Yippie I finished my first year at UOP! Out of 132 people 126 of us remain. Four of the six were asked to repeat or leave and the two others changed careers. Here's my scoop on some selected classes I had in my first year:
Wow, the 2nd year came and went! The second year at UOP is a breeze. Yes you do have to study for the boards in the first two quarters but after that the class load is very light. Those that suffered during the grueling first year at UOP will be quite relieved in their second. During this year you will spend about 3 hours of your day in the clinic doing dentistry. Students have clinic requirements they must meet and test cases to perform. For our class many students did not complete all three operative test cases and as a result ALL those will receive an INC on their transcript. Those amalgam class II test cases are hard to come by so if you come across them in the eary months, DO THEM AS TEST CASES! Crowns are also very scarce at UOP. You need 18-19 to graduate. Most students do 1-2 in the first year but I know someone who has done 10! During this year you will likely begin seeing denture patients (denture block) and likely will perform 1 to 2 root canals. The great thing about UOP is there is no endodontic specialty. Therefore all the students have the opportunity to try their skill endoing lower and upper molars. That brings up another good point I wanted to make. UOP only offers an ortho specialty and as a result students here get great training in all areas except ortho. For those interested in bolstering their C.V. with research experience, now is the time to do it. There isn't much but opportunities exist. Trust me, you won't be doing anything earth shattering. Anyway, that's all for the second year.
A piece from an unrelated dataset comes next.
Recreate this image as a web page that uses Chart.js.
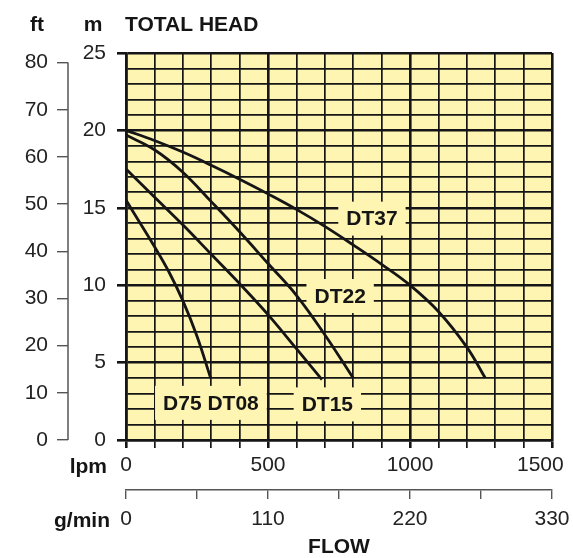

The third year at UOP is almost as hectic as the first. The distinct difference however is the emphasis on meeting clinical thresholds with minimal coursework. Boards Part II are tkaen during this year which means you'll need to study in the summer so clinical lab and studying for boards do not overlap. I began studying dental decks in the summer so when school started and I was bogged down with all the lab work, everything was a review. The clinical threesholds to graduate are as follows: 6 denture patients, 150 surfaces of operative, 20 extractions, 19 crowns (pontics do not count), lots of root planning (you'll have plenty) and 6 endo procedures. Mixed in with all of this are 3 fixed test cases, 5 operative test cases and lots of perio (root planning and diagnosis). To graduate you need to get close to these thresholds. Test cases are VERY important. Passing them demonstrates independent clinical judgment and hand skill necessary to practice in the real world. Ultimately what it comes down to is what the floor instructors think of you (can you perform clinically acceptable work). Even if you meet everything they still can keep you back (it has happened). Out of 126 students I believe 4 were held back for legitimate reasons. Other things you have to worry about besides graduation are the State Boards. CA, Western Regionals and the Nevada Boards are given at UOP. To obtain the perfect patients do not depend on your school. You will have to become a sales person and hunt them down. Unlike other students in my class I made flyers (with my pager number on the bottom to tear off)and place them on every college in the Bay Area. I hit art schools, law schools, city colleges, universities, etc. These students usually need dental care (because they just got eliminated form mom and dads' health plan), are more responsible and more than likely have what you need. I must have had 40 patients to screen!!! I had enough for myself with back-ups and for some close friends. To ensure they showed up to the boards I paid them $100. Trust me, if they don't show up you pay far more in lost wages and exam expenses. As for me I PASSED the CA boards in June with a overall score of 84 (or something like that). Now its time to do some dentistry. Later!!!!!